The central problem of “The Red Supremacy” seems obvious at first. The Red Skull has gained an inordinate sum of power and plans to use it. What he plans to use it for is less tangible. There is certainly a lot of bad stuff occurring in Axis #3. People around the world are attacking one another and the heroes are being handily beaten by a pair of Sentinels. There’s no urgency to their fight though. The events leading to this battle have occurred over an indeterminate frame of time. Readers are unaware how long the Red Skull has been wreaking havoc or what the results of the havoc have been. What is the Red Skull’s ultimate objective? How does he plan to achieve it? These are no satisfactory answers to these questions.
Compare this to the antagonist of COIE, the Anti-Monitor. Despite a goofy name and appearance, this character works as a great engine for conflict and narrative. He is driven by a singular goal: to eliminate all existence. His means for achieving this goal vary, but are always clearly explained. For example, he must construct an anti-matter cannon to overcome the defenses of the five remaining universes and destroy them. The threat of the Anti-Monitor is clear because his goals and plans to achieve these goals are clear. Story’s require a conflict that can be understood. They must be able to answer the question: what happens if the heroes fail? In COIE the answer is plain: the multiverse is destroyed if the Anti-Monitor constructs and activates his cannon. In Axis #3, the only answer available is “bad stuff”.

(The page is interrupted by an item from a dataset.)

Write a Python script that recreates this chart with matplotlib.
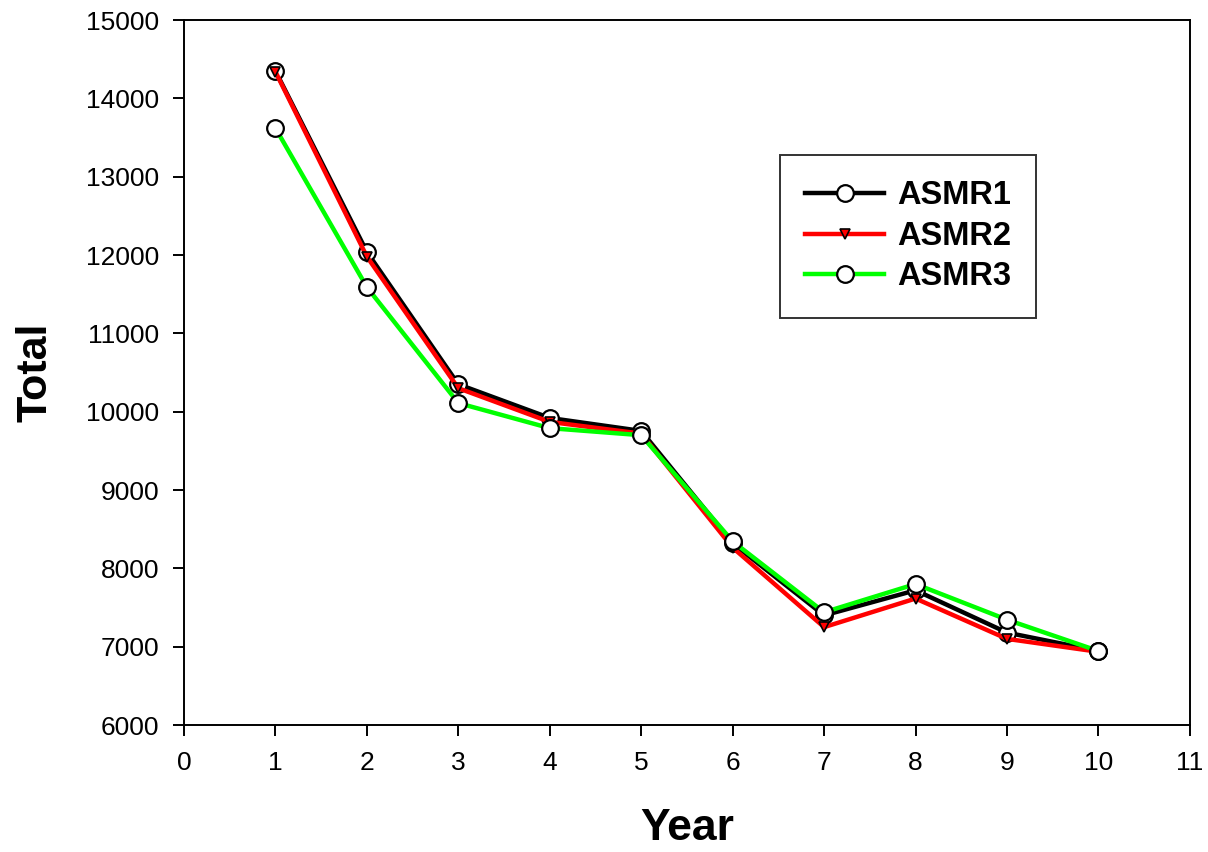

Without a clear objective, time table, or detailed plan, there’s no way to craft an understandable solution. Readers want to root for heroes. They want to cheer on the defeat of the bad guys and cringe when a potential route to victory is blocked. For that to be possible, there has to be an understood path to that victory. Axis #3 presents a solution, but it happens so quickly that there is no space in which to build tension. Most of the issue is a throwdown between Red Skull and Magneto’s villainous reinforcements. The closest semblance to a plan here is to hit the bad guys until they fall down. When a magical solution is discovered, readers are never actually shown why or how it will work. It’s simply a matter of telling. Magic happens and then the Red Skull is defeated. Although it’s possible to understand what happened, the experience of reading it is anything but exciting.
COIE again provides an excellent example of how to set up and implement a solution. The construction of the anti-matter cannon makes it clear that the device is absolutely necessary to complete the Anti-Monitor’s plans. Therefore the heroes devise a plan to attack in the hopes of destroying the cannon. The problem and solution are rudimentary, but easily understood. That simple plot allows for exciting drama to unfold though. When the massive group of heroes are unable to reach the cannon, it feels as though everything is lost. Then The Flash manages to reach it and devise a new plan to destroy the weapon. The conceit is uncomplicated, yet it creates big shifts in momentum and drama.
That’s the reason that an understanding of the problem and solution in Axis #3 is important. Conflict is the key to drama. Without being able to understand conflict, readers cannot invest in the drama of a story. The mayhem and pandemonium of an event comic should inspire excitement and reactions to rival their sweeping scope and impacts. Drama isn’t born from scope and shocks though. In the world of superhero comics, it’s impossible to find stakes bigger than what has come before or or even convince that anyone will stay dead. Drama in events comes from the same place it does in every story: characters.
The most dramatic moment in Axis #3 arrives after the Red Skull has been defeated when the X-Men and Avengers argue over what is to be done with him. The conflict seems to be grafted on to the characters, a necessary disagreement for the plot to move forward. It is over something so minor (where to take the Red Skull before he awakens) that it’s hard to believe no one is willing to offer a compromise. Havok and Wasp’s marriage breaks apart as part of the argument and it is treated like a significant and emotional moment, but it feels meaningless. Axis has lacked any legwork to invest the marriage with value (or to even clarify that the characters are married), so the lowest point of the issue falls flat. That marriage and a few smaller dramatic beats are based upon events from other series written by Rick Remender like Uncanny Avengers and Uncanny X-Force. Still, the motivations for the dramatic choices made here seem farcical even with that added context.
And once again COIE offers an example of simple, character-driven drama. In order to destroy the anti-matter cannon, Barry Allen has to sacrifice his own life. It’s easy to view a superhero’s death with skepticism, but the reaction of Wally West to discovering his mentor and best friend’s costume is heart breaking. It’s built on a connection that any reader can understand, one that is set up in the preceding pages, that Wally really cares for Barry. The connection between their costumes and names alone is enough to understand the significance. There’s no nuance to the scene drawn by George Perez. Wally’s cries accompanied by the disheartened faces of those around him are pure pathos, but it’s very,very effective.
The problem with Axis #3 is not that it is an event comic. One of the most absurd and busiest event comics of all time has managed to remain a fan favorite after thirty years, one that still holds lessons in storytelling. The problem is that Axis is lacking a clearly defined story. There are emotional beats and action sequences, but they never combine to create a clear sense of momentum. Axis #3 doesn’t give readers a good reason to care about what characters do or what happens to them. It never bothers to clearly define the problem, the solution, or why any of it should matter. It focuses on the scope of the comic while ignoring the narrative. Even in the most convoluted of events, it is possible to construct simple, effective stories. Axis doesn’t.
Despite all of the cynicism and skepticism from readers about events, “The Red Supremacy” was not destined to be a bad comic. The fault for that lies with the storytelling.